Yes. XMSS is standardised in NIST Special Publication 800-208 (2020) and in IETF RFC 8391. It is a formally peer-reviewed, approved post-quantum signature scheme, though it is distinct from NIST's primary 2024 PQC suite (FIPS 203/204/205).

Can Shor's algorithm break a QRL address?

No. Shor's algorithm targets problems based on integer factorisation and discrete logarithms, such as RSA and ECDSA. XMSS derives its security from hash function preimage resistance, which Shor's algorithm does not attack. QRL addresses are therefore not vulnerable to Shor's algorithm.

What is the biggest operational risk of using QRL?

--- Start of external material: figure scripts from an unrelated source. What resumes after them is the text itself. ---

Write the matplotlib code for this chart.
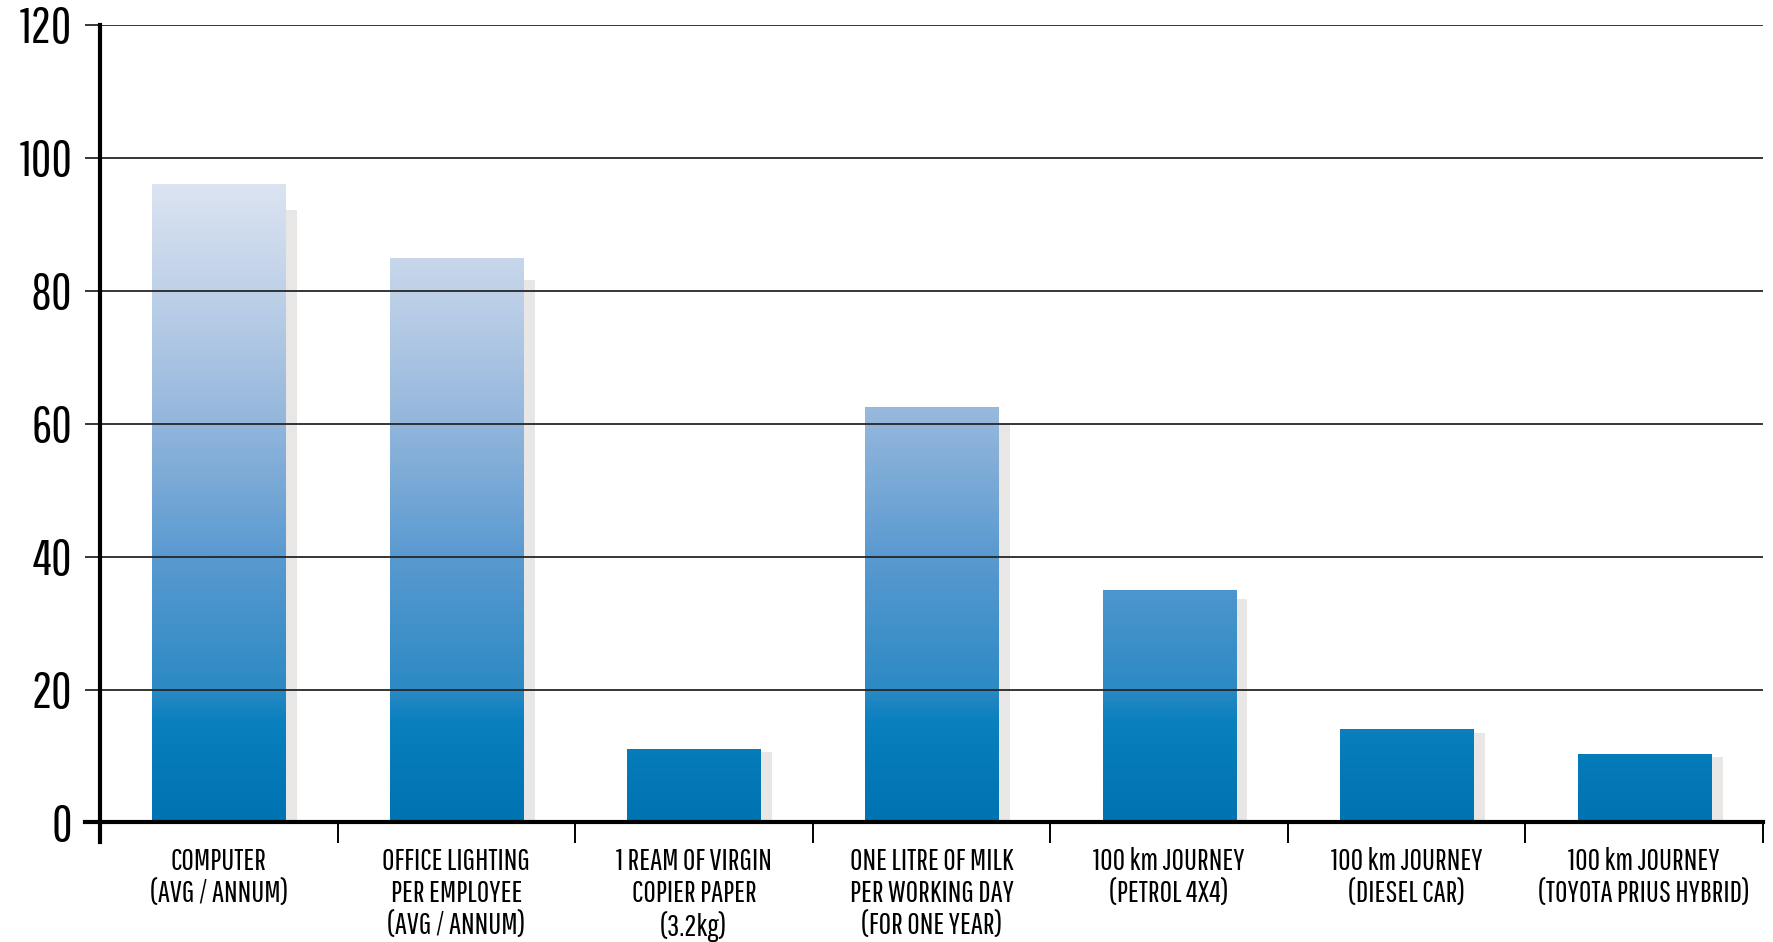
import numpy as np
import matplotlib.pyplot as plt
from matplotlib.colors import LinearSegmentedColormap

plt.rcParams['font.family'] = ['Pathway Gothic One', 'Roboto Condensed', 'DejaVu Sans']

# data
categories = [
    "COMPUTER\n(AVG / ANNUM)",
    "OFFICE LIGHTING\nPER EMPLOYEE\n(AVG / ANNUM)",
    "1 REAM OF VIRGIN\nCOPIER PAPER\n(3.2kg)",
    "ONE LITRE OF MILK\nPER WORKING DAY\n(FOR ONE YEAR)",
    "100 km JOURNEY\n(PETROL 4X4)",
    "100 km JOURNEY\n(DIESEL CAR)",
    "100 km JOURNEY\n(TOYOTA PRIUS HYBRID)",
]
values = [96, 85, 11, 62.5, 35, 14, 10.3]
yticks = [0, 20, 40, 60, 80, 100, 120]

# gradient follows the y value, not the bar
grad_stops = [(0, '#0073b2'), (15 / 120, '#0a80bf'), (20 / 120, '#2d8ac4'),
              (40 / 120, '#5a9ad0'), (60 / 120, '#93b6dc'), (80 / 120, '#bfd1e8'),
              (100 / 120, '#e2e8f4'), (1, '#eef1f8')]
cmap = LinearSegmentedColormap.from_list('bars', grad_stops)

fig = plt.figure(figsize=(17.74, 9.42), dpi=100)
ax = fig.add_axes([0.0564, 0.1269, 0.9374, 0.8466])

x = np.arange(len(values))
ymax = 120
ax.set_xlim(-0.5, len(values) - 0.5)
ax.set_ylim(0, ymax)

# shadows
ax.bar(x + 0.05, np.array(values) * 0.96, width=0.56, color='#e9e7e5', zorder=1)

# bars with gradient fill
bars = ax.bar(x, values, width=0.56, color='none', zorder=2)
grad = np.linspace(0, 1, 400).reshape(-1, 1)
for b in bars:
    im = ax.imshow(grad, cmap=cmap, origin='lower', aspect='auto',
                   extent=[-0.5, len(values) - 0.5, 0, ymax], zorder=2)
    im.set_clip_path(b)

# grid on top of bars
for v in yticks[1:]:
    ax.axhline(v, color='#262626', lw=1.3, zorder=3)

for s in ax.spines.values():
    s.set_visible(False)

# axes lines, slightly past the plot
ax.axhline(0, xmin=-15 / 1663, xmax=1, color='black', lw=3, zorder=4, clip_on=False)
ax.axvline(-0.5, ymin=-20 / 797, ymax=1, color='black', lw=3, zorder=4, clip_on=False)

ax.set_yticks(yticks)
ax.set_yticklabels([str(v) for v in yticks])
ax.tick_params(axis='y', direction='out', length=11, width=1.3, color='#262626',
               pad=9, labelsize=36)

ax.set_xticks(x)
ax.set_xticklabels(categories, fontsize=22, linespacing=1.12, va='top')
ax.tick_params(axis='x', which='major', length=0, pad=18)
ax.set_xticks(np.arange(0.5, len(values), 1), minor=True)
ax.tick_params(axis='x', which='minor', direction='out', length=15, width=1.4, color='black')

fig.savefig('out.png', dpi=100)
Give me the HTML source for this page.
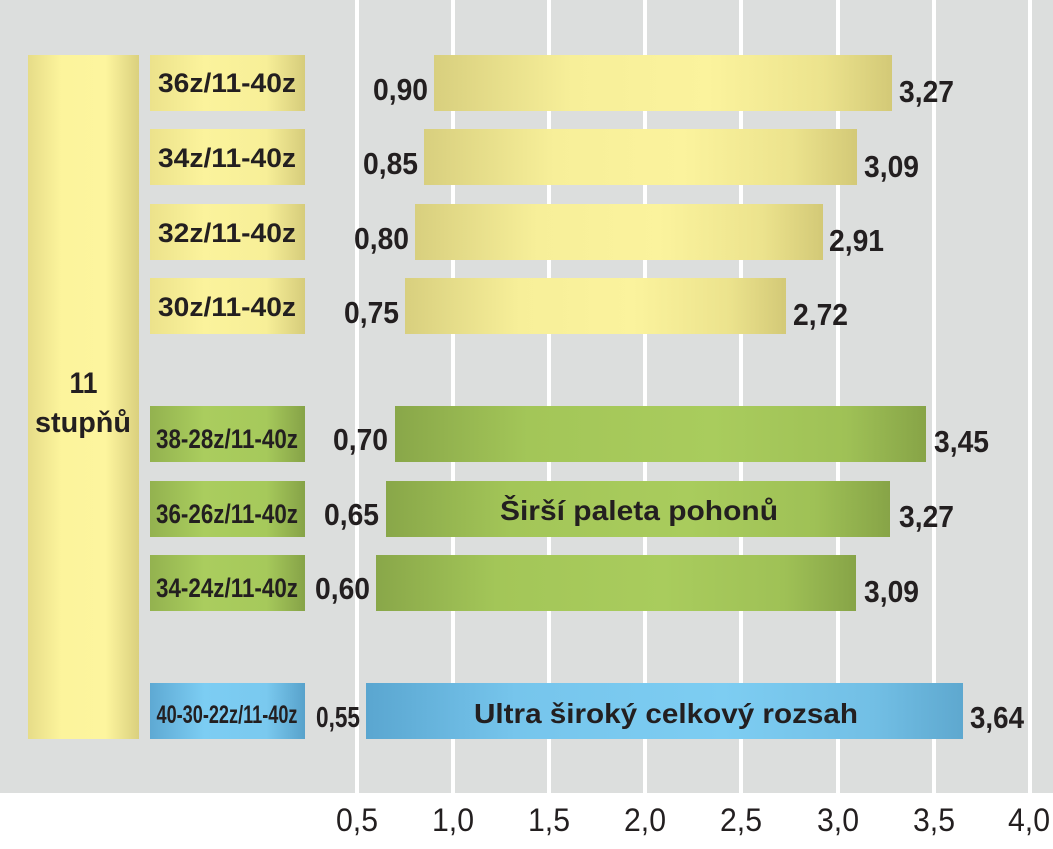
<!DOCTYPE html>
<html>
<head>
<meta charset="utf-8">
<style>
  html,body{margin:0;padding:0;background:#fff;}
  svg{display:block;}
  text{font-family:"Liberation Sans", "DejaVu Sans", sans-serif;fill:#231f20;}
  .b{font-weight:bold;}
</style>
</head>
<body>
<svg width="1053" height="849" viewBox="0 0 1053 849" xmlns="http://www.w3.org/2000/svg">
  <defs>
    <linearGradient id="yBar" x1="0" y1="0" x2="1" y2="0">
      <stop offset="0" stop-color="#d8cf7e"/>
      <stop offset="0.3" stop-color="#f7ef99"/>
      <stop offset="0.6" stop-color="#fbf39d"/>
      <stop offset="0.85" stop-color="#ece38d"/>
      <stop offset="1" stop-color="#d3c977"/>
    </linearGradient>
    <linearGradient id="yLab" x1="0" y1="0" x2="1" y2="0">
      <stop offset="0" stop-color="#ece28b"/>
      <stop offset="0.35" stop-color="#fbf39c"/>
      <stop offset="0.75" stop-color="#f7ef98"/>
      <stop offset="1" stop-color="#d6cc7b"/>
    </linearGradient>
    <linearGradient id="yTall" x1="0" y1="0" x2="1" y2="0">
      <stop offset="0" stop-color="#e6dc88"/>
      <stop offset="0.3" stop-color="#fcf49c"/>
      <stop offset="0.7" stop-color="#fdf59e"/>
      <stop offset="1" stop-color="#dad07e"/>
    </linearGradient>
    <linearGradient id="gBar" x1="0" y1="0" x2="1" y2="0">
      <stop offset="0" stop-color="#89a749"/>
      <stop offset="0.25" stop-color="#a3c658"/>
      <stop offset="0.6" stop-color="#a9cc5d"/>
      <stop offset="0.85" stop-color="#9fc156"/>
      <stop offset="1" stop-color="#87a447"/>
    </linearGradient>
    <linearGradient id="gLab" x1="0" y1="0" x2="1" y2="0">
      <stop offset="0" stop-color="#93b24f"/>
      <stop offset="0.35" stop-color="#aacd5e"/>
      <stop offset="0.75" stop-color="#a6c95b"/>
      <stop offset="1" stop-color="#86a347"/>
    </linearGradient>
    <linearGradient id="bBar" x1="0" y1="0" x2="1" y2="0">
      <stop offset="0" stop-color="#5aa6d0"/>
      <stop offset="0.25" stop-color="#76c5ec"/>
      <stop offset="0.6" stop-color="#7dcdf2"/>
      <stop offset="0.85" stop-color="#72bfe5"/>
      <stop offset="1" stop-color="#5ea8cf"/>
    </linearGradient>
    <linearGradient id="bLab" x1="0" y1="0" x2="1" y2="0">
      <stop offset="0" stop-color="#5ea9d3"/>
      <stop offset="0.35" stop-color="#7ccdf3"/>
      <stop offset="0.75" stop-color="#7ac9ef"/>
      <stop offset="1" stop-color="#58a2cb"/>
    </linearGradient>
  </defs>

  <!-- background -->
  <rect x="0" y="0" width="1053" height="793" fill="#dcdedd"/>
  <rect x="0" y="793" width="1053" height="56" fill="#ffffff"/>

  <!-- gridlines -->
  <g fill="#ffffff">
    <rect x="355" y="0" width="4" height="793"/>
    <rect x="451" y="0" width="4" height="793"/>
    <rect x="547" y="0" width="4" height="793"/>
    <rect x="643" y="0" width="4" height="793"/>
    <rect x="739" y="0" width="4" height="793"/>
    <rect x="836" y="0" width="4" height="793"/>
    <rect x="932" y="0" width="4" height="793"/>
    <rect x="1028" y="0" width="4" height="793"/>
  </g>

  <!-- tall left bar -->
  <rect x="28" y="55" width="111" height="684" fill="url(#yTall)"/>
  <text class="b" x="83.5" y="393" font-size="30" text-anchor="middle" textLength="28" lengthAdjust="spacingAndGlyphs">11</text>
  <text class="b" x="83" y="432" font-size="29" text-anchor="middle" textLength="96" lengthAdjust="spacingAndGlyphs">stupňů</text>

  <!-- label boxes -->
  <rect x="150" y="55" width="155" height="56" fill="url(#yLab)"/>
  <rect x="150" y="129" width="155" height="56" fill="url(#yLab)"/>
  <rect x="150" y="204" width="155" height="56" fill="url(#yLab)"/>
  <rect x="150" y="278" width="155" height="56" fill="url(#yLab)"/>
  <rect x="150" y="406" width="155" height="56" fill="url(#gLab)"/>
  <rect x="150" y="481" width="155" height="56" fill="url(#gLab)"/>
  <rect x="150" y="555" width="155" height="56" fill="url(#gLab)"/>
  <rect x="150" y="683" width="155" height="56" fill="url(#bLab)"/>

  <g class="b" font-size="27" text-anchor="middle">
    <text class="b" x="227" y="92" textLength="138" lengthAdjust="spacingAndGlyphs">36z/11-40z</text>
    <text class="b" x="227" y="167" textLength="138" lengthAdjust="spacingAndGlyphs">34z/11-40z</text>
    <text class="b" x="227" y="242" textLength="138" lengthAdjust="spacingAndGlyphs">32z/11-40z</text>
    <text class="b" x="227" y="316" textLength="138" lengthAdjust="spacingAndGlyphs">30z/11-40z</text>
    <text class="b" x="227" y="448" textLength="142" lengthAdjust="spacingAndGlyphs">38-28z/11-40z</text>
    <text class="b" x="227" y="523" textLength="142" lengthAdjust="spacingAndGlyphs">36-26z/11-40z</text>
    <text class="b" x="227" y="597" textLength="142" lengthAdjust="spacingAndGlyphs">34-24z/11-40z</text>
    <text class="b" x="227" y="723" font-size="25" textLength="141" lengthAdjust="spacingAndGlyphs">40-30-22z/11-40z</text>
  </g>

  <!-- data bars -->
  <rect x="434" y="55" width="458" height="56" fill="url(#yBar)"/>
  <rect x="424" y="129" width="433" height="56" fill="url(#yBar)"/>
  <rect x="415" y="204" width="408" height="56" fill="url(#yBar)"/>
  <rect x="405" y="278" width="381" height="56" fill="url(#yBar)"/>
  <rect x="395" y="406" width="531" height="56" fill="url(#gBar)"/>
  <rect x="386" y="481" width="504" height="56" fill="url(#gBar)"/>
  <rect x="376" y="555" width="480" height="56" fill="url(#gBar)"/>
  <rect x="366" y="683" width="597" height="56" fill="url(#bBar)"/>

  <!-- left values -->
  <g font-size="31">
    <text class="b" x="428" y="100" text-anchor="end" textLength="55" lengthAdjust="spacingAndGlyphs">0,90</text>
    <text class="b" x="418" y="174" text-anchor="end" textLength="55" lengthAdjust="spacingAndGlyphs">0,85</text>
    <text class="b" x="409" y="249" text-anchor="end" textLength="55" lengthAdjust="spacingAndGlyphs">0,80</text>
    <text class="b" x="399" y="323" text-anchor="end" textLength="55" lengthAdjust="spacingAndGlyphs">0,75</text>
    <text class="b" x="388" y="450" text-anchor="end" textLength="55" lengthAdjust="spacingAndGlyphs">0,70</text>
    <text class="b" x="379" y="525" text-anchor="end" textLength="55" lengthAdjust="spacingAndGlyphs">0,65</text>
    <text class="b" x="370" y="599" text-anchor="end" textLength="55" lengthAdjust="spacingAndGlyphs">0,60</text>
    <text class="b" x="360" y="727" text-anchor="end" font-size="29" textLength="44" lengthAdjust="spacingAndGlyphs">0,55</text>
  </g>

  <!-- right values -->
  <g font-size="31">
    <text class="b" x="899" y="102" textLength="55" lengthAdjust="spacingAndGlyphs">3,27</text>
    <text class="b" x="864" y="177" textLength="55" lengthAdjust="spacingAndGlyphs">3,09</text>
    <text class="b" x="829" y="251" textLength="55" lengthAdjust="spacingAndGlyphs">2,91</text>
    <text class="b" x="793" y="325" textLength="55" lengthAdjust="spacingAndGlyphs">2,72</text>
    <text class="b" x="934" y="452" textLength="55" lengthAdjust="spacingAndGlyphs">3,45</text>
    <text class="b" x="899" y="527" textLength="55" lengthAdjust="spacingAndGlyphs">3,27</text>
    <text class="b" x="864" y="602" textLength="55" lengthAdjust="spacingAndGlyphs">3,09</text>
    <text class="b" x="970" y="728" textLength="54" lengthAdjust="spacingAndGlyphs">3,64</text>
  </g>

  <!-- inner bar text -->
  <text class="b" x="639" y="520" font-size="28" text-anchor="middle" textLength="278" lengthAdjust="spacingAndGlyphs">Širší paleta pohonů</text>
  <text class="b" x="666" y="723" font-size="28" text-anchor="middle" textLength="384" lengthAdjust="spacingAndGlyphs">Ultra široký celkový rozsah</text>

  <!-- x-axis labels -->
  <g font-size="32" text-anchor="middle">
    <text x="357" y="831" textLength="42" lengthAdjust="spacingAndGlyphs">0,5</text>
    <text x="453" y="831" textLength="42" lengthAdjust="spacingAndGlyphs">1,0</text>
    <text x="549" y="831" textLength="42" lengthAdjust="spacingAndGlyphs">1,5</text>
    <text x="645" y="831" textLength="42" lengthAdjust="spacingAndGlyphs">2,0</text>
    <text x="741" y="831" textLength="42" lengthAdjust="spacingAndGlyphs">2,5</text>
    <text x="838" y="831" textLength="42" lengthAdjust="spacingAndGlyphs">3,0</text>
    <text x="934" y="831" textLength="42" lengthAdjust="spacingAndGlyphs">3,5</text>
    <text x="1029" y="831" textLength="42" lengthAdjust="spacingAndGlyphs">4,0</text>
  </g>
</svg>
</body>
</html>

The main operational risk is the stateful nature of XMSS. Each address has a fixed number of valid one-time signing keys (1,024 by default at tree height 10). Reusing an OTS index exposes the private key, and address exhaustion requires migrating funds to a new address. Users must track which signing indices have been used.

What is Project Zond and why does it matter for quantum safety?

Zond is QRL's in-development EVM-compatible layer. It replaces XMSS with Dilithium-based (lattice-based, ML-DSA-aligned) signatures for smart contract accounts, adds Ethereum tooling compatibility, and introduces stateless key management. If successfully launched, it would be one of the first EVM-compatible chains with native NIST-standard post-quantum signatures.

Does holding QRL in a standard crypto wallet make my holdings quantum safe?

Only partially. QRL's on-chain transactions use XMSS and are quantum resistant. However, if you store QRL in a wallet that uses classical ECDSA key management to control access, that custody layer is still vulnerable to a quantum attacker. Full quantum protection requires both a quantum-safe asset and a quantum-safe custody solution.

How does QRL compare to Bitcoin and Ethereum for quantum safety?

Bitcoin and Ethereum both use ECDSA, which is directly broken by Shor's algorithm running on a cryptographically relevant quantum computer. Neither has a production-ready quantum migration path. QRL's XMSS-based addresses are not vulnerable to Shor's algorithm, placing it in a fundamentally different security category for on-chain transactions.